Nada tão atual, e no Boulevard que leva seu nome, Voltaire, e proximidades, se assistiu uma das piores intolerâncias até então vistas, cruel e cruenta, matando indiscriminadamente inocentes, crianças, pessoas que festejavam a alegria e encontraram sangue, sofrimento e morte. Era a surpresa inimaginável surgindo de um Deus inexistente, vestido de horrores e de mãos dadas com o anjo do mal e da morte.
Voltaire tinha esperança na propagação do racionalismo iluminista, veículo capaz de promover a convivência democrática e a tolerância.
“Qu`est-ce que la Tolerance? C`est l´apanage de la humanité."

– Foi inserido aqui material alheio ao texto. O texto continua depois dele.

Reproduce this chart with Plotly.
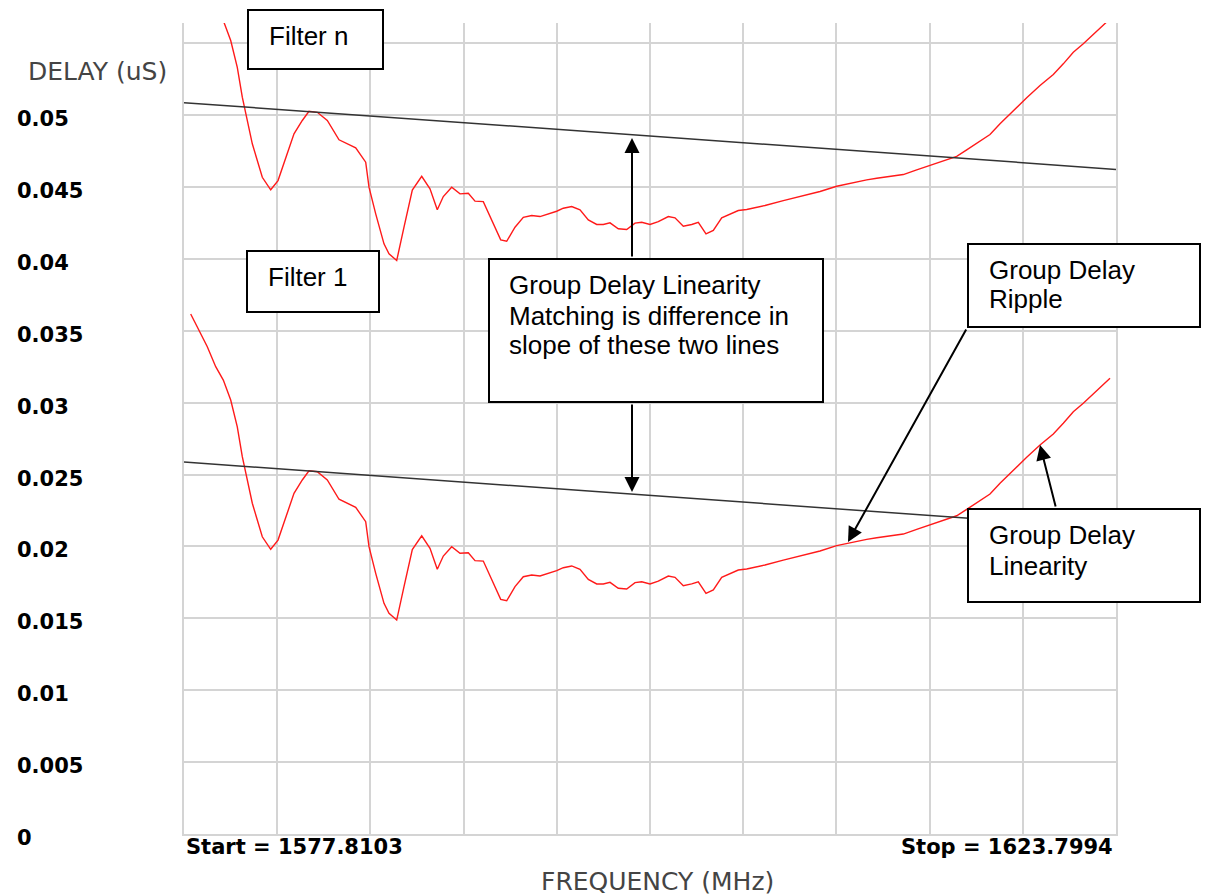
import plotly.graph_objects as go

# ---------------- data ----------------
START_MHZ = 1577.8103
STOP_MHZ = 1623.7994

FREQ_MHZ = [1578.141, 1578.550, 1578.960, 1579.375, 1579.750, 1580.115, 1580.440, 1580.687, 1580.855, 1581.181,
            1581.674, 1582.089, 1582.449, 1582.829, 1583.238, 1583.648, 1583.978, 1584.388, 1584.881, 1585.459,
            1585.868, 1586.283, 1586.776, 1586.939, 1587.270, 1587.679, 1587.926, 1588.306, 1588.666, 1589.076,
            1589.540, 1589.949, 1590.309, 1590.606, 1591.020, 1591.430, 1591.839, 1592.170, 1592.579, 1592.994,
            1593.438, 1593.734, 1594.144, 1594.553, 1594.968, 1595.377, 1595.787, 1596.201, 1596.527, 1596.941,
            1597.351, 1597.761, 1598.175, 1598.501, 1598.831, 1599.241, 1599.655, 1600.065, 1600.396, 1600.805,
            1601.215, 1601.708, 1602.039, 1602.448, 1602.863, 1603.188, 1603.568, 1603.929, 1604.343, 1604.753,
            1605.162, 1605.577, 1606.480, 1607.383, 1608.537, 1609.194, 1610.018, 1610.674, 1611.498, 1611.992,
            1612.648, 1613.304, 1613.965, 1614.785, 1615.446, 1615.939, 1616.433, 1616.758, 1617.582, 1618.076,
            1618.732, 1619.393, 1620.050, 1620.706, 1621.199, 1621.693, 1622.186, 1622.847, 1623.504]

DELAY_FILTER_N = [0.06116, 0.06005, 0.05889, 0.05750, 0.05657, 0.05518, 0.05332, 0.05124, 0.05008, 0.04800,
                  0.04567, 0.04480, 0.04544, 0.04707, 0.04869, 0.04962, 0.05026, 0.05019, 0.04962, 0.04828,
                  0.04800, 0.04772, 0.04672, 0.04498, 0.04313, 0.04104, 0.04035, 0.03988, 0.04220, 0.04478,
                  0.04574, 0.04487, 0.04341, 0.04433, 0.04498, 0.04452, 0.04456, 0.04401, 0.04398, 0.04266,
                  0.04132, 0.04122, 0.04220, 0.04289, 0.04301, 0.04294, 0.04313, 0.04331, 0.04352, 0.04364,
                  0.04341, 0.04271, 0.04239, 0.04239, 0.04250, 0.04209, 0.04204, 0.04248, 0.04254, 0.04239,
                  0.04259, 0.04294, 0.04285, 0.04227, 0.04239, 0.04254, 0.04174, 0.04197, 0.04285, 0.04308,
                  0.04336, 0.04343, 0.04371, 0.04405, 0.04447, 0.04468, 0.04505, 0.04526, 0.04549, 0.04560,
                  0.04572, 0.04586, 0.04619, 0.04656, 0.04688, 0.04713, 0.04758, 0.04788, 0.04864, 0.04939,
                  0.05031, 0.05120, 0.05205, 0.05282, 0.05356, 0.05437, 0.05495, 0.05583, 0.05669]

DELAY_FILTER_1 = [0.03616, 0.03505, 0.03389, 0.03250, 0.03157, 0.03018, 0.02832, 0.02624, 0.02508, 0.02300,
                  0.02067, 0.01980, 0.02044, 0.02207, 0.02369, 0.02462, 0.02526, 0.02519, 0.02462, 0.02328,
                  0.02300, 0.02272, 0.02172, 0.01998, 0.01813, 0.01604, 0.01535, 0.01488, 0.01720, 0.01978,
                  0.02074, 0.01987, 0.01841, 0.01933, 0.01998, 0.01952, 0.01956, 0.01901, 0.01898, 0.01766,
                  0.01632, 0.01622, 0.01720, 0.01789, 0.01801, 0.01794, 0.01813, 0.01831, 0.01852, 0.01864,
                  0.01841, 0.01771, 0.01739, 0.01739, 0.01750, 0.01709, 0.01704, 0.01748, 0.01754, 0.01739,
                  0.01759, 0.01794, 0.01785, 0.01727, 0.01739, 0.01754, 0.01674, 0.01697, 0.01785, 0.01808,
                  0.01836, 0.01843, 0.01871, 0.01905, 0.01947, 0.01968, 0.02005, 0.02026, 0.02049, 0.02060,
                  0.02072, 0.02086, 0.02119, 0.02156, 0.02188, 0.02213, 0.02258, 0.02288, 0.02364, 0.02439,
                  0.02531, 0.02620, 0.02705, 0.02782, 0.02856, 0.02937, 0.02995, 0.03083, 0.03169]

FIT_FREQ = [START_MHZ, STOP_MHZ]
FIT_FILTER_N = [0.05086, 0.04622]
FIT_FILTER_1 = [0.02587, 0.02122]

Y_TICK_VALUES = [0.05, 0.045, 0.04, 0.035, 0.03, 0.025, 0.02, 0.015, 0.01, 0.005, 0]
Y_TICK_LABELS = ["0.05", "0.045", "0.04", "0.035", "0.03", "0.025", "0.02", "0.015", "0.01", "0.005", "0"]
X_DIVISIONS = 10

# ---------------- layout helpers ----------------
# the page body has an 8px margin, so the figure is placed at (8, 8) in the window
OFF = 8
W, H = 1210 - 2 * OFF, 896 - OFF
PLOT_L, PLOT_R, PLOT_T, PLOT_B = 184, 1116, 23, 834   # window pixels of the plot area
ML = PLOT_L - OFF
MT = PLOT_T - OFF
PW = PLOT_R - PLOT_L
PH = PLOT_B - PLOT_T
MR = W - ML - PW
MB = H - MT - PH


def px(x):
    return (x - PLOT_L) / PW


def py(y):
    return (PLOT_B - y) / PH


GRID = "#d4d4d4"
BOX_FONT = dict(family="Liberation Sans, Arial, sans-serif", size=26, color="black")
TICK_FONT = dict(family="DejaVu Sans, Verdana, sans-serif", size=21, color="black", weight="bold")
TITLE_FONT = dict(family="DejaVu Sans, Verdana, sans-serif", size=25, color="#444444")

fig = go.Figure()
fig.add_trace(go.Scatter(x=FREQ_MHZ, y=DELAY_FILTER_N, mode="lines", name="Filter n",
                         line=dict(color="#ff1a1a", width=1.4)))
fig.add_trace(go.Scatter(x=FREQ_MHZ, y=DELAY_FILTER_1, mode="lines", name="Filter 1",
                         line=dict(color="#ff1a1a", width=1.4)))
fig.add_trace(go.Scatter(x=FIT_FREQ, y=FIT_FILTER_N, mode="lines", name="Fit n",
                         line=dict(color="#333333", width=1.5)))
fig.add_trace(go.Scatter(x=FIT_FREQ, y=FIT_FILTER_1, mode="lines", name="Fit 1",
                         line=dict(color="#333333", width=1.5)))

step = (STOP_MHZ - START_MHZ) / X_DIVISIONS
x_ticks = [START_MHZ + i * step for i in range(X_DIVISIONS + 1)]

annotations = []
# y tick labels (left aligned)
for v, lab in zip(Y_TICK_VALUES, Y_TICK_LABELS):
    annotations.append(dict(text=lab, xref="paper", yref="y", x=px(15), y=v, xanchor="left",
                            yanchor="middle", yshift=-4, showarrow=False, font=TICK_FONT))
# axis titles
annotations.append(dict(text="DELAY (uS)", xref="paper", yref="paper", x=px(26), y=py(72),
                        xanchor="left", yanchor="middle", showarrow=False, font=TITLE_FONT))
annotations.append(dict(text="FREQUENCY (MHz)", xref="paper", yref="paper", x=px(657), y=py(881),
                        xanchor="center", yanchor="middle", showarrow=False, font=TITLE_FONT))
annotations.append(dict(text=f"Start = {START_MHZ:.4f}", xref="paper", yref="paper", x=px(184), y=py(847),
                        xanchor="left", yanchor="middle", showarrow=False, font=TICK_FONT))
annotations.append(dict(text=f"Stop = {STOP_MHZ:.4f}", xref="paper", yref="paper", x=px(1115), y=py(847),
                        xanchor="right", yanchor="middle", showarrow=False, font=TICK_FONT))

# boxes (window pixels)
boxes = [(248, 10, 383, 69), (247, 251, 379, 312), (489, 259, 823, 402),
         (968, 244, 1200, 327), (968, 509, 1200, 602)]
shapes = []
for x0, y0, x1, y1 in boxes:
    shapes.append(dict(type="rect", xref="paper", yref="paper", x0=px(x0), x1=px(x1), y0=py(y0), y1=py(y1),
                       line=dict(color="black", width=2), fillcolor="white", layer="above"))

box_texts = [("Filter n", 267, 36), ("Filter 1", 266, 277),
             ("Group Delay Linearity", 507, 285), ("Matching is difference in", 507, 316),
             ("slope of these two lines", 507, 345),
             ("Group Delay", 987, 270), ("Ripple", 987, 299),
             ("Group Delay", 987, 535), ("Linearity", 987, 566)]
for t, x, y in box_texts:
    annotations.append(dict(text=t, xref="paper", yref="paper", x=px(x), y=py(y), xanchor="left",
                            yanchor="middle", showarrow=False, font=BOX_FONT))

# arrows: (head_x, head_y, tail_x, tail_y) in window pixels
arrows = [(632, 138, 632, 258), (632, 492, 632, 403), (848, 542, 967, 328), (1040, 445, 1056, 508)]
for hx, hy, tx, ty in arrows:
    annotations.append(dict(text="", xref="paper", yref="paper", x=px(hx), y=py(hy),
                            ax=tx - hx, ay=ty - hy, showarrow=True, arrowhead=2, arrowsize=1.5,
                            arrowwidth=2, arrowcolor="black", standoff=0))

fig.update_layout(
    width=W, height=H,
    margin=dict(l=ML, r=MR, t=MT, b=MB, pad=0),
    paper_bgcolor="white", plot_bgcolor="white",
    showlegend=False,
    xaxis=dict(range=[START_MHZ, STOP_MHZ], tickvals=x_ticks, showticklabels=False, ticks="",
               showgrid=True, gridcolor=GRID, gridwidth=1.5, zeroline=False,
               showline=True, linecolor=GRID, linewidth=1.5, mirror=False),
    yaxis=dict(range=[0, 0.0564], tick0=0, dtick=0.005, showticklabels=False, ticks="",
               showgrid=True, gridcolor=GRID, gridwidth=1.5, zeroline=False,
               showline=True, linecolor=GRID, linewidth=1.5, mirror=True),
    annotations=annotations,
    shapes=shapes,
)

fig.write_html("out.html")
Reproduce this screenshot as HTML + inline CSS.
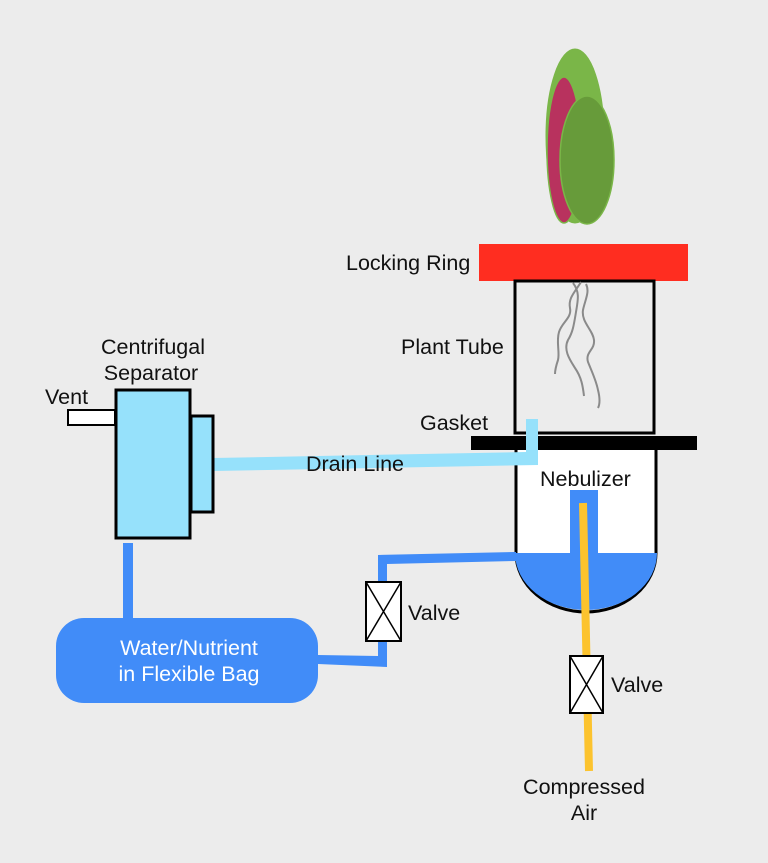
<!DOCTYPE html>
<html><head><meta charset="utf-8"><style>
html,body{margin:0;padding:0;background:#ececec;}
svg{display:block;}
text{font-family:"Liberation Sans",sans-serif;font-size:21.5px;fill:#111;}
</style></head><body>
<svg width="768" height="863" viewBox="0 0 768 863" xmlns="http://www.w3.org/2000/svg">
<rect width="768" height="863" fill="#ececec"/>
<!-- plant -->
<ellipse cx="575" cy="136" rx="29" ry="87" fill="#7ab648" stroke="#7ab648"/>
<ellipse cx="564" cy="150" rx="17" ry="73" fill="#b8325e" stroke="#7ab648" stroke-width="1.5"/>
<ellipse cx="587" cy="160" rx="27" ry="64" fill="#679b3a" stroke="#7ab648" stroke-width="1.5"/>
<!-- locking ring -->
<rect x="479" y="244" width="209" height="37" fill="#ff2d20"/>
<text x="346" y="270">Locking Ring</text>
<!-- plant tube -->
<rect x="515" y="281" width="139" height="152" fill="none" stroke="#000" stroke-width="3"/>
<text x="401" y="354">Plant Tube</text>
<!-- roots -->
<g fill="none" stroke="#8a8a8a" stroke-width="2">
<path d="M581,282 C575,292 568,298 570,308 C572,318 562,322 559,332 C556,342 560,352 558,360 C556,366 555,370 555,374"/>
<path d="M573,283 C580,292 578,300 576,312 C574,324 573,332 568,340 C563,350 570,360 575,368 C582,378 583,388 584,396"/>
<path d="M586,284 C590,292 585,300 583,310 C581,322 593,330 594,340 C595,350 585,352 588,362 C592,372 596,380 598,390 C600,398 600,404 598,408"/>
</g>
<!-- gasket -->
<rect x="471" y="436" width="226" height="14" fill="#000"/>
<text x="420" y="430">Gasket</text>
<!-- nebulizer -->
<rect x="516" y="450" width="141" height="103" fill="#fff"/>
<path d="M516,450 L516,553 A70,59 0 0 0 656,553 L656,450" fill="none" stroke="#000" stroke-width="3"/>
<path d="M515,538 L515,553 A71,57 0 0 0 657,553 L657,538 L657,553 L515,553 Z" fill="#418cf8"/>
<rect x="570" y="490" width="28" height="64" fill="#418cf8"/>
<text x="540" y="486">Nebulizer</text>
<!-- yellow air line -->
<line x1="583" y1="503" x2="589" y2="771" stroke="#fcc32e" stroke-width="8"/>
<!-- valve 2 -->
<rect x="570" y="656" width="33" height="57" fill="#fff" stroke="#000" stroke-width="2"/>
<path d="M570,656 L603,713 M603,656 L570,713" stroke="#000" stroke-width="1.5"/>
<text x="611" y="692">Valve</text>
<text x="584" y="794" text-anchor="middle">Compressed</text>
<text x="584" y="820" text-anchor="middle">Air</text>
<!-- drain line -->
<polygon points="213,458 526,452 526,419 538,419 538,465 213,471" fill="#96e1fb"/>
<text x="306" y="471">Drain Line</text>
<!-- separator -->
<rect x="68" y="410" width="47" height="15" fill="#fff" stroke="#000" stroke-width="2"/>
<rect x="116" y="390" width="74" height="148" fill="#96e1fb" stroke="#000" stroke-width="3"/>
<rect x="191" y="416" width="22" height="96" fill="#96e1fb" stroke="#000" stroke-width="3"/>
<text x="153" y="354" text-anchor="middle">Centrifugal</text>
<text x="151" y="380" text-anchor="middle">Separator</text>
<text x="45" y="404">Vent</text>
<!-- blue lines -->
<rect x="123" y="543" width="10" height="76" fill="#418cf8"/>
<polygon points="318,655 378,656 378,555 516,552 516,561 387,564 387,667 318,664" fill="#418cf8"/>
<!-- valve 1 -->
<rect x="366" y="582" width="35" height="59" fill="#fff" stroke="#000" stroke-width="2"/>
<path d="M366,582 L401,641 M401,582 L366,641" stroke="#000" stroke-width="1.5"/>
<text x="408" y="620">Valve</text>
<!-- bag -->
<rect x="56" y="618" width="262" height="85" rx="28" fill="#418cf8"/>
<text x="189" y="655" text-anchor="middle" style="fill:#fff">Water/Nutrient</text>
<text x="189" y="681" text-anchor="middle" style="fill:#fff">in Flexible Bag</text>
</svg>
</body></html>
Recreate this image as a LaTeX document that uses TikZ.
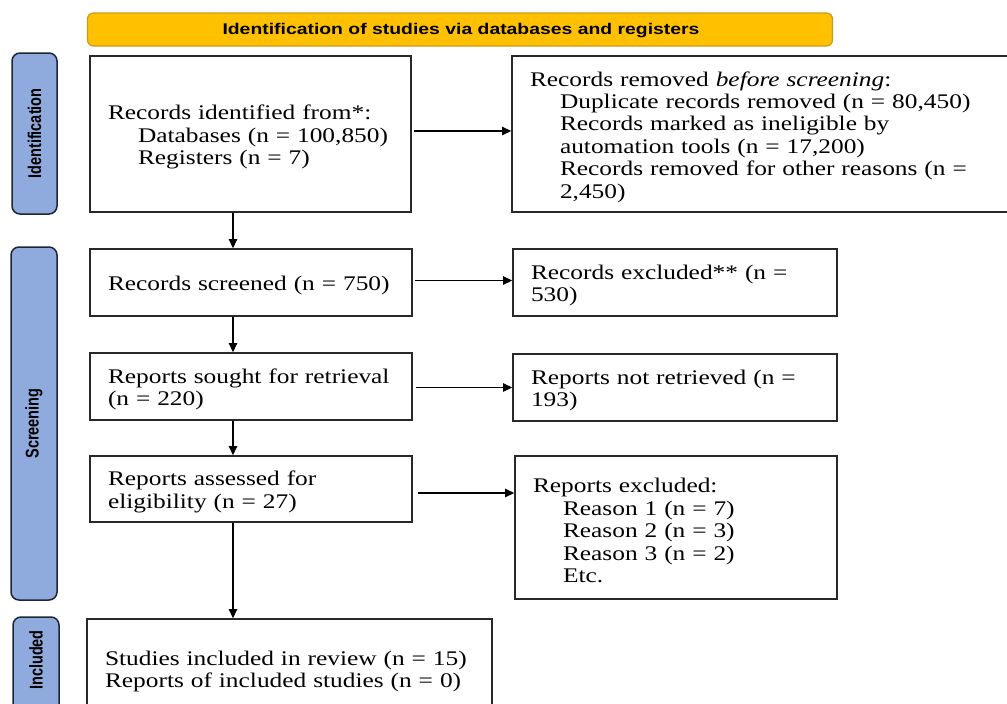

O apanágio da humanidade é o convívio semeado e irradiador de compreensão, só devendo ser combatida a desrazão que se escora na
intolerância como gênero, seja religiosa, estatal ou privada, que mata de várias formas, restringe, usurpa, frauda e faz sofrer indevida e cruelmente.
O tema como abordado é retórica que convoca ao bom senso dos possíveis leitores cristãos. O autor deixa bem evidente não defender a tolerância por estar imune aos preconceitos contra os outros povos, costumes e religiões, mas sim por considerar que a convivência tolerante pode trazer melhores resultados para todos.
São os marcos da boa vontade que passaram pelo mundo entre cérebros de mais luz e nunca são recepcionados suficientemente. Voltaire é um deles.